A los niños, en cambio, se los impulsa a ser temerarios, a desplegar potencia física (con juegos violentos tipo piñas con el papá desde que tienen uso de razón), a competir con los otros, a ser ganadores. Y a no demostrar sensibilidad, no manifestar sentimientos de empatía, de dolor o de miedo, no parecer débiles. A la vez, se refuerza la idea de que lo femenino es eso que está del otro lado, “lo otro”, lo que no es como ellos y lo que no se debe parecer: “no seas maricón”, “llorás como una nena”, “dale, pegá fuerte, parecés puto”. ¿Cuántas veces escuchamos (o dijimos) estas frases a nenes de entre 3 y 12 años? Seguramente muchísimas.
Éste es el mensaje que va quedando, que se va internalizando y generando los mandatos que nos dicen cómo tenemos que vernos, cómo tenemos que comportarnos y qué es lo que tenemos que esperar de les demás para que encajen dentro de lo “normal”, de lo esperado, “lo que está bien”.
Más adelante, en la adolescencia, determinados contextos actúan de manera de potencializadores de este mensaje violento. Ciertos ambientes deportivos o espacios de socialización masculina, tipo “patotas” o barras, acentúan la violencia y la intolerancia hacia cualquier otre diferente: mujeres, homosexuales o varones que no pertenezcan al grupo, que sean de otro club, otro barrio, otra ciudad o, por supuesto, otra clase social.
Claro que la culpa no es del deporte, pero en estos días hemos escuchado y leído infinidad de anécdotas acerca de ritos de “iniciación” relacionados con el rugby que tienen mucho de violencia y nada de camaradería. No podemos ser tan ingenues de pensar que ni los entrenadores ni las familias o las autoridades de los clubes tienen conocimiento acerca de estas prácticas. Sin embargo, se mantienen generación tras generación como una “marca” imborrable, un estigma que los hace parte de ese grupo de varones en los que la violencia forma parte de los “valores” que sostienen a diario y que se potencian unos a otros, sobre todo cuando están en grupo y actúan como “manada”, porque parecen animales, aunque nada tiene esto de “natural”.
¿Por qué un chico de 14 o 15 años no puede frenarse ante un otro de su misma edad que le está diciendo que no le pegue, que él no quiere pelear? ¿Por qué un joven de 19 o 20 años no se detiene ante un otro que está desmayado en el piso a punto de morir ensangrentado? ¿Qué convierte a un jugador de rugby en asesino? La socialización violenta de una cultura machista y patriarcal.
¿Cómo modificamos esto?
La parte “positiva” de esto es que cada vez más logramos visibilizar estas situaciones y podemos darnos cuenta de que no se trata de “impulsos naturales” o patologías que generan violencia en determinadas personas. Nada que ver. Se trata de una cuestión cultural, aprehendida, y como tal puede modificarse.

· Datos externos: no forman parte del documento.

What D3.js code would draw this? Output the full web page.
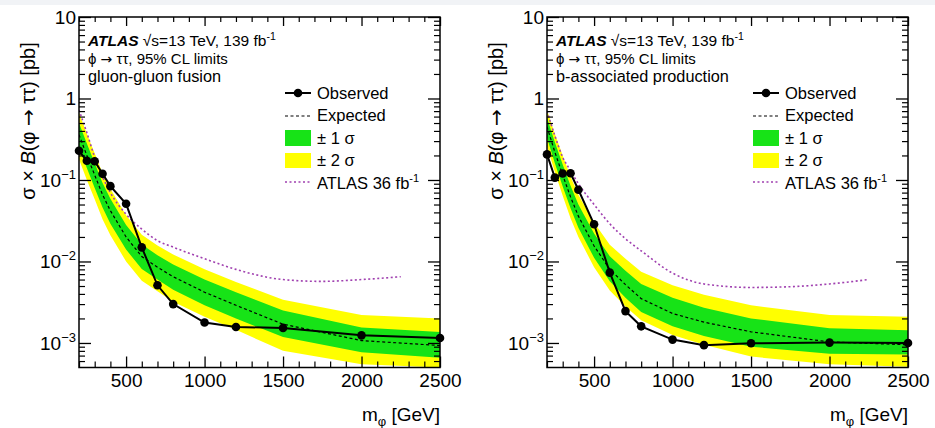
<!DOCTYPE html>
<html><head><meta charset="utf-8">
<script src="https://cdn.jsdelivr.net/npm/d3@7"></script>
<style>
body{margin:0;background:#fff}
svg{display:block}
text{font-family:"Liberation Sans",Arial,Helvetica,sans-serif;fill:#000}
.arr{font-family:"DejaVu Sans",sans-serif}
</style>
</head><body>
<svg id="c" width="935" height="428"></svg>
<script>
// ---------------- data ----------------
const mass = [200,250,300,350,400,500,600,700,800,1000,1200,1500,2000,2500];
const mass36 = [200,250,300,350,400,500,600,700,800,1000,1200,1500,1750,2000,2250];

// gluon-gluon fusion
const ggfObserved = [0.228,0.172,0.170,0.119,0.084,0.051,0.0149,0.0051,0.0030,0.00178,0.00157,0.00153,0.00124,0.00115];
const ggfExpected = [0.36,0.20,0.115,0.066,0.042,0.020,0.0115,0.0085,0.0065,0.0042,0.0029,0.0017,0.00107,0.00093];
const ggfPlus2    = [0.67,0.37,0.213,0.122,0.078,0.037,0.0213,0.0157,0.0122,0.0080,0.0056,0.0034,0.0022,0.0020];
const ggfPlus1    = [0.50,0.28,0.161,0.092,0.059,0.028,0.0161,0.0119,0.0092,0.0060,0.0042,0.0025,0.00155,0.00136];
const ggfMinus1   = [0.25,0.14,0.080,0.046,0.029,0.014,0.0081,0.0060,0.0045,0.0029,0.0020,0.00118,0.00077,0.00066];
const ggfMinus2   = [0.18,0.10,0.058,0.033,0.021,0.010,0.0058,0.0043,0.0032,0.0021,0.00145,0.00080,0.00055,0.00050];
const ggf36       = [0.72,0.38,0.19,0.11,0.070,0.038,0.025,0.018,0.0150,0.0108,0.0080,0.0060,0.0057,0.0060,0.0065];

// b-associated production
const bbhObserved = [0.206,0.107,0.120,0.121,0.076,0.0286,0.0073,0.00246,0.0016,0.0011,0.00094,0.00099,0.00101,0.00100];
const bbhExpected = [0.45,0.22,0.115,0.062,0.036,0.0155,0.0080,0.0052,0.0035,0.0023,0.0018,0.00137,0.00103,0.00095];
const bbhPlus2    = [0.72,0.37,0.20,0.110,0.066,0.030,0.0160,0.0108,0.0075,0.0051,0.0039,0.0029,0.0022,0.0021];
const bbhPlus1    = [0.58,0.29,0.155,0.085,0.050,0.0220,0.0116,0.0077,0.0053,0.0036,0.0027,0.0020,0.00152,0.00143];
const bbhMinus1   = [0.33,0.16,0.083,0.045,0.026,0.0111,0.0057,0.0036,0.0024,0.0016,0.00122,0.00090,0.00074,0.00072];
const bbhMinus2   = [0.26,0.125,0.064,0.034,0.020,0.0085,0.0044,0.0028,0.0019,0.00125,0.00095,0.00068,0.00055,0.00051];
const bbh36       = [0.70,0.35,0.19,0.13,0.090,0.050,0.029,0.019,0.0135,0.0072,0.0053,0.0048,0.0049,0.0053,0.0060];

const xMajor = [500,1000,1500,2000,2500];
const xMinor = d3.range(200,2501,100).filter(v => v % 500 !== 0);
const yMajor = [1e-3,1e-2,1e-1,1,10];
const yExponents = [-3,-2,-1,0,1];
const yMinor = [6e-4,7e-4,8e-4,9e-4].concat(...[-3,-2,-1,0].map(e => d3.range(2,10).map(k => k*Math.pow(10,e))));
const legendLabels = ["Observed","Expected","± 1 σ","± 2 σ","ATLAS 36 fb"];
const processLabels = ["gluon-gluon fusion","b-associated production"];

// ---------------- drawing ----------------
const svg = d3.select("#c");
svg.append("rect").attr("x",0).attr("y",0).attr("width",935).attr("height",5).attr("fill","#f1f3f6");

const GREEN = "#17e317", YELLOW = "#ffff00", PINK = "#a040b0";
const Y0 = 367.5, Y1 = 17;

function drawPanel(p) {
  const g = svg.append("g");
  const x = d3.scaleLinear().domain([200,2500]).range([p.x0,p.x1]);
  const y = d3.scaleLog().domain([5e-4,10]).range([Y0,Y1]);
  const idx = d3.range(mass.length);
  const clipId = "clip" + p.id;
  g.append("clipPath").attr("id",clipId).append("rect")
    .attr("x",p.x0).attr("y",Y1).attr("width",p.x1-p.x0).attr("height",Y0-Y1);
  const pg = g.append("g").attr("clip-path",`url(#${clipId})`);

  pg.append("path").attr("fill",YELLOW)
    .attr("d", d3.area().x(i=>x(mass[i])).y0(i=>y(p.m2[i])).y1(i=>y(p.p2[i]))(idx));
  pg.append("path").attr("fill",GREEN)
    .attr("d", d3.area().x(i=>x(mass[i])).y0(i=>y(p.m1[i])).y1(i=>y(p.p1[i]))(idx));
  pg.append("path").attr("fill","none").attr("stroke","#000").attr("stroke-width",1.2)
    .attr("stroke-dasharray","3,2.5")
    .attr("d", d3.line().x(i=>x(mass[i])).y(i=>y(p.exp[i]))(idx));
  pg.append("path").attr("fill","none").attr("stroke",PINK).attr("stroke-width",1.6)
    .attr("stroke-dasharray","2,2.5")
    .attr("d", d3.line().curve(d3.curveMonotoneX).x(i=>x(mass36[i])).y(i=>y(p.old[i]))(d3.range(mass36.length)));
  pg.append("path").attr("fill","none").attr("stroke","#000").attr("stroke-width",2)
    .attr("d", d3.line().x(i=>x(mass[i])).y(i=>y(p.obs[i]))(idx));
  g.selectAll(null).data(idx).join("circle")
    .attr("cx",i=>x(mass[i])).attr("cy",i=>y(p.obs[i])).attr("r",4.3).attr("fill","#000");

  // axes
  const strip = s => s.select(".domain").remove();
  const axB = g.append("g").attr("transform",`translate(0,${Y0})`)
    .call(d3.axisBottom(x).tickValues(xMajor).tickFormat(d3.format("d")).tickSizeInner(-11).tickSizeOuter(0).tickPadding(6));
  strip(axB);
  axB.selectAll("text").attr("font-size",19).attr("font-family","Liberation Sans, Arial, sans-serif");
  axB.selectAll("line").attr("stroke-width",1.3);
  const axBm = g.append("g").attr("transform",`translate(0,${Y0})`)
    .call(d3.axisBottom(x).tickValues(xMinor).tickSize(-6).tickFormat(""));
  strip(axBm); axBm.selectAll("line").attr("stroke-width",1.2);
  const axT = g.append("g").attr("transform",`translate(0,${Y1})`)
    .call(d3.axisTop(x).tickValues(xMajor).tickSize(-9).tickFormat(""));
  strip(axT); axT.selectAll("line").attr("stroke-width",1.3);
  const axTm = g.append("g").attr("transform",`translate(0,${Y1})`)
    .call(d3.axisTop(x).tickValues(xMinor).tickSize(-5).tickFormat(""));
  strip(axTm); axTm.selectAll("line").attr("stroke-width",1.2);

  const axL = g.append("g").attr("transform",`translate(${p.x0},0)`)
    .call(d3.axisLeft(y).tickValues(yMajor).tickSize(-12).tickFormat(""));
  strip(axL); axL.selectAll("line").attr("stroke-width",1.3);
  const axLm = g.append("g").attr("transform",`translate(${p.x0},0)`)
    .call(d3.axisLeft(y).tickValues(yMinor).tickSize(-6).tickFormat(""));
  strip(axLm); axLm.selectAll("line").attr("stroke-width",1.2);
  const axR = g.append("g").attr("transform",`translate(${p.x1},0)`)
    .call(d3.axisRight(y).tickValues(yMajor).tickSize(-12).tickFormat(""));
  strip(axR); axR.selectAll("line").attr("stroke-width",1.3);
  const axRm = g.append("g").attr("transform",`translate(${p.x1},0)`)
    .call(d3.axisRight(y).tickValues(yMinor).tickSize(-6).tickFormat(""));
  strip(axRm); axRm.selectAll("line").attr("stroke-width",1.2);

  // y tick labels
  yMajor.forEach((v,k) => {
    const e = yExponents[k];
    const t = g.append("text").attr("x",p.x0-3).attr("y",y(v)+7).attr("text-anchor","end").attr("font-size",19);
    if (e === 0) t.text("1");
    else if (e === 1) t.text("10");
    else { t.append("tspan").text("10"); t.append("tspan").attr("dy",-8).attr("font-size",13).text("−" + (-e)); }
  });

  // frame
  g.append("rect").attr("x",p.x0).attr("y",Y1).attr("width",p.x1-p.x0).attr("height",Y0-Y1)
    .attr("fill","none").attr("stroke","#000").attr("stroke-width",1.5);

  // axis titles
  const yt = g.append("text").attr("transform",`translate(${p.x0-44},121) rotate(-90)`)
    .attr("text-anchor","middle").attr("font-size",20);
  yt.append("tspan").text("σ × ");
  yt.append("tspan").attr("font-style","italic").text("B");
  yt.append("tspan").text("(φ ");
  yt.append("tspan").attr("class","arr").text("→");
  yt.append("tspan").text(" ττ) [pb]");
  const xt = g.append("text").attr("x",p.x1).attr("y",421).attr("text-anchor","end").attr("font-size",19);
  xt.append("tspan").text("m");
  xt.append("tspan").attr("dy",5).attr("font-size",13).text("φ");
  xt.append("tspan").attr("dy",-5).text(" [GeV]");

  // ATLAS label
  const a = g.append("text").attr("x",p.x0+9).attr("y",46).attr("font-size",15.5);
  a.append("tspan").attr("font-weight","bold").attr("font-style","italic").text("ATLAS");
  a.append("tspan").text("  √s=13 TeV, 139 fb");
  a.append("tspan").attr("dy",-6).attr("font-size",10.5).text("-1");
  const l2 = g.append("text").attr("x",p.x0+9).attr("y",64).attr("font-size",15);
  l2.append("tspan").text("ϕ ");
  l2.append("tspan").attr("class","arr").attr("font-size",14).text("→");
  l2.append("tspan").text(" ττ, 95% CL limits");
  g.append("text").attr("x",p.x0+9).attr("y",82).attr("font-size",16.3).text(p.process);

  // legend
  const lx = p.x0 + 206, tx = lx + 32;
  g.append("line").attr("x1",lx).attr("x2",lx+26).attr("y1",93).attr("y2",93).attr("stroke","#000").attr("stroke-width",2);
  g.append("circle").attr("cx",lx+13).attr("cy",93).attr("r",4.3).attr("fill","#000");
  g.append("line").attr("x1",lx).attr("x2",lx+26).attr("y1",116).attr("y2",116).attr("stroke","#000").attr("stroke-width",1.2).attr("stroke-dasharray","3,2.5");
  g.append("rect").attr("x",lx).attr("y",130).attr("width",26).attr("height",16).attr("fill",GREEN);
  g.append("rect").attr("x",lx).attr("y",153).attr("width",26).attr("height",15).attr("fill",YELLOW);
  g.append("line").attr("x1",lx).attr("x2",lx+26).attr("y1",182).attr("y2",182).attr("stroke",PINK).attr("stroke-width",1.6).attr("stroke-dasharray","2,2.5");
  const ly = [99,121,144,166,189];
  legendLabels.forEach((s,k) => {
    const t = g.append("text").attr("x",tx).attr("y",ly[k]).attr("font-size",16.5);
    t.append("tspan").text(s);
    if (k === 4) t.append("tspan").attr("dy",-7).attr("font-size",11).text("-1");
  });
}

drawPanel({id:1, x0:79, x1:440, obs:ggfObserved, exp:ggfExpected, p2:ggfPlus2, p1:ggfPlus1, m1:ggfMinus1, m2:ggfMinus2, old:ggf36, process:processLabels[0]});
drawPanel({id:2, x0:547, x1:908, obs:bbhObserved, exp:bbhExpected, p2:bbhPlus2, p1:bbhPlus1, m1:bbhMinus1, m2:bbhMinus2, old:bbh36, process:processLabels[1]});
</script>
</body></html>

Así como estamos socializades en la violencia, podemos generar una socialización basada en el respeto y la tolerancia. Con educación, con voluntad política y con información, esta realidad se puede modificar. La ESI, la educación sexual integral que define la ley 26.150, tiene entre sus principales objetivos el de desarticular estos estereotipos de género en las infancias que establecen comportamientos, gustos y habilidades diferenciadas para nenes y nenas, y anulan y estigmatizan a quienes demuestran intereses u orientaciones diferentes.
Comprender y aceptar que no hay superiores ni inferiores, que no hay nosotres y les otres, que somos personas diferentes y que podemos expresarnos según nuestra singularidad, sin lastimar ni violentar a les demás, que las cosas no se arreglan “a las trompadas”, ni es necesario demostrar cuán macho se es violentando a otra gente, mujeres o varones.
Si como sociedad rechazamos de plano esta violencia machista, la reconocemos y aceptamos que hay que desarticularla, seguramente haya muchas menos muertes para lamentar. De muchas mujeres principalmente, pero también de varones. Y ellos también van a ganar teniendo la posibilidad de dejar de lado este mandato que los oprime, los violenta y en determinados casos hasta los mata.